An ordinance banning panhandling on streets and medians that Hot Springs adopted in 2016 didn't include or reference traffic safety data, causing the ACLU to question the city's safety rationale.

The city ultimately repealed the ordinance and replaced it with one that prohibits pedestrians and occupants of a vehicle in operation on a public right of way from physically interacting, which the ordinance defines as "physical contact with a motor vehicle or other motorized vehicle, including but not limited to a motorcycle, or any object or occupant therein," or "to make physical contact or attempt to make physical contact with a pedestrian or object in the possession of such pedestrian by an occupant of a motor vehicle or motorized vehicle."

Brownstein said the Rogers and Hot Springs ordinances are overly broad and aimed at panhandlers.

"I think safety is a legitimate concern of theirs," she said. "I don't doubt that. I just don't think they've drafted these ordinances in a way that is narrowly tailored to meet a legitimate safety concern.

"I also think municipalities don't want panhandlers on their streets. They just don't. They're trying to find a constitutional way to ban them or severely restrict them."

Rogers also adopted an earlier ordinance that banned panhandling on roadways.
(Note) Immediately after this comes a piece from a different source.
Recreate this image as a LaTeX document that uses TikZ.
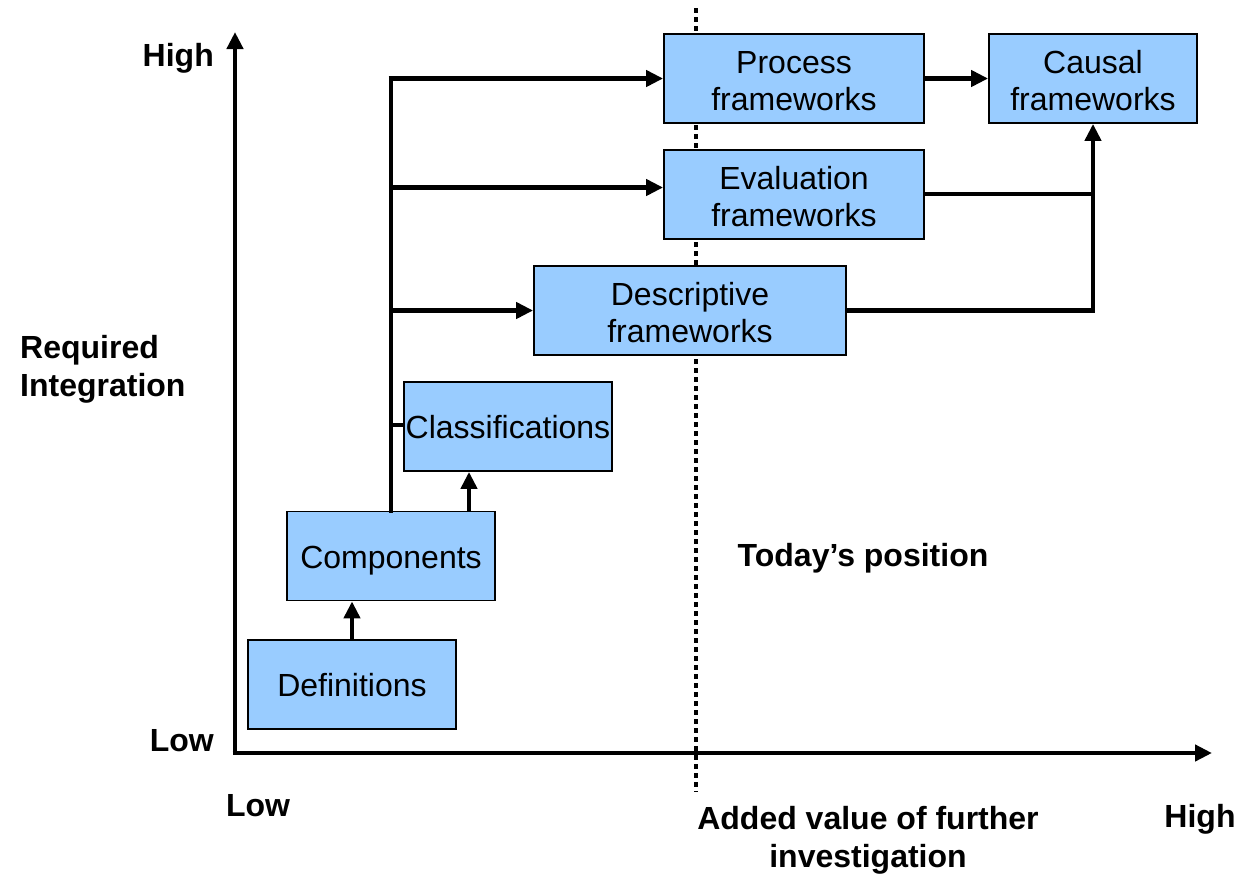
\documentclass[tikz,border=0pt]{standalone}
\usepackage{fontspec}
\setmainfont{Liberation Sans}
\usetikzlibrary{arrows.meta}
\definecolor{boxblue}{HTML}{99CCFF}
\begin{document}
\begin{tikzpicture}[x=1pt,y=-1pt,
  box/.style={draw=black, line width=1.8pt, fill=boxblue, minimum width=#1, inner sep=0pt,
    minimum height=89pt, align=center, font=\fontsize{32}{37}\selectfont,
    text height=27pt, text depth=2.4pt},
  box/.default=208pt,
  twoline/.style={text height=64pt, text depth=0pt},
  lbl/.style={font=\fontsize{32}{38}\selectfont\bfseries, inner sep=0pt},
  conn/.style={line width=4.8pt, line cap=rect},
  arr/.style={line width=4.8pt, -{Triangle[length=17pt,width=16pt]}},
  axis/.style={line width=4.8pt, -{Triangle[length=17pt,width=16pt]}}]
\useasboundingbox (0,0) rectangle (1240,876);

% axes
\coordinate (origin) at (235,753);
\coordinate (ytop) at (235,32);
\coordinate (xend) at (1212,753);
\draw[axis] (origin) -- (ytop);
\draw[axis] ([xshift=-2.4pt]origin) -- (xend);

% dotted separator
\coordinate (dtop) at (696,8);
\coordinate (dbot) at (696,792);
\draw[line width=4.8pt, dash pattern=on 4.5pt off 4.5pt] (dtop) -- (dbot);

% boxes
\node[box] (def)  at (352,684.5) {Definitions};
\node[box] (comp) at (391,556) {Components};
\node[box] (cls)  at (508,426.5) {Classifications};
\node[box=312pt, twoline] (desc) at (690,310.5) {Descriptive\\frameworks};
\node[box=260pt, twoline] (eval) at (794,194.5) {Evaluation\\frameworks};
\node[box=260pt, twoline] (proc) at (794,78.5) {Process\\frameworks};
\node[box, twoline] (caus) at (1093,78.5) {Causal\\frameworks};

% connectors
\draw[arr] (def.north) -- (def.north |- comp.south);
\draw[arr] ([xshift=78pt]comp.north) -- ([xshift=78pt]comp.north |- cls.south);
\draw[conn] (comp.north) -- (comp.north |- proc.west);
\draw[arr] ([xshift=-2.4pt]comp.north |- proc.west) -- (proc.west);
\draw[arr] (comp.north |- eval.west) ++(0,-7) coordinate (ev) -- (eval.west |- ev);
\draw[arr] (comp.north |- desc.west) -- (desc.west);
\draw[conn, line cap=butt] ([yshift=1.5pt]comp.north |- cls.west) -- ([yshift=1.5pt]cls.west);
\draw[arr] (proc.east) -- (caus.west);
\draw[conn, line cap=butt] ([yshift=0.5pt]eval.east) -- ([yshift=0.5pt]eval.east -| caus.south);
\draw[arr] (desc.east) -| (caus.south);

% labels
\node[lbl, anchor=east] (yhigh) at (214,58) {High};
\node[lbl, anchor=east] (ylow) at (214,741) {Low};
\node[lbl, anchor=west, align=left] (ylab) at (20,369) {Required\\Integration};
\node[lbl] (xlow) at (258,806) {Low};
\node[lbl] (xhigh) at (1200,819) {High};
\node[lbl, align=center] (xlab) at (868,840.5) {Added value of further\\investigation};
\node[lbl] (today) at (863,558.5) {Today’s position};
\end{tikzpicture}
\end{document}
Brooks' ruling said in light of that anti-solicitation language, the replacement ordinance adopted in December could be viewed as a veiled attempt at prohibiting similar activity.

"The court cannot turn a blind eye to the fact that the earliest version of the ordinance targeted solicitation speech in particular," Brooks wrote in his ruling. "One could reasonably extrapolate that even though the current version of the ordinance removed the reference to solicitation speech, the city's true intent in passing the ordinance remained the same: to target and eliminate solicitation speech from the public roadways."

Rodgers, the plaintiff in the case challenging Hot Springs' ordinance, claims the city is restricting his constitutionally protected right to beg. He's also a co-plaintiff in the lawsuit against the state's loitering statute, which was amended last year. Rodgers was arrested in October 2015 under the authority of the previous statute. Its enforcement was also permanently enjoined after a court ruled it was a restriction on free speech.

The ACLU appealed Rodgers' January 2016 district court conviction to Garland County Circuit Court, where Circuit Judge John Homer Wright dismissed the misdemeanor conviction in June 2016.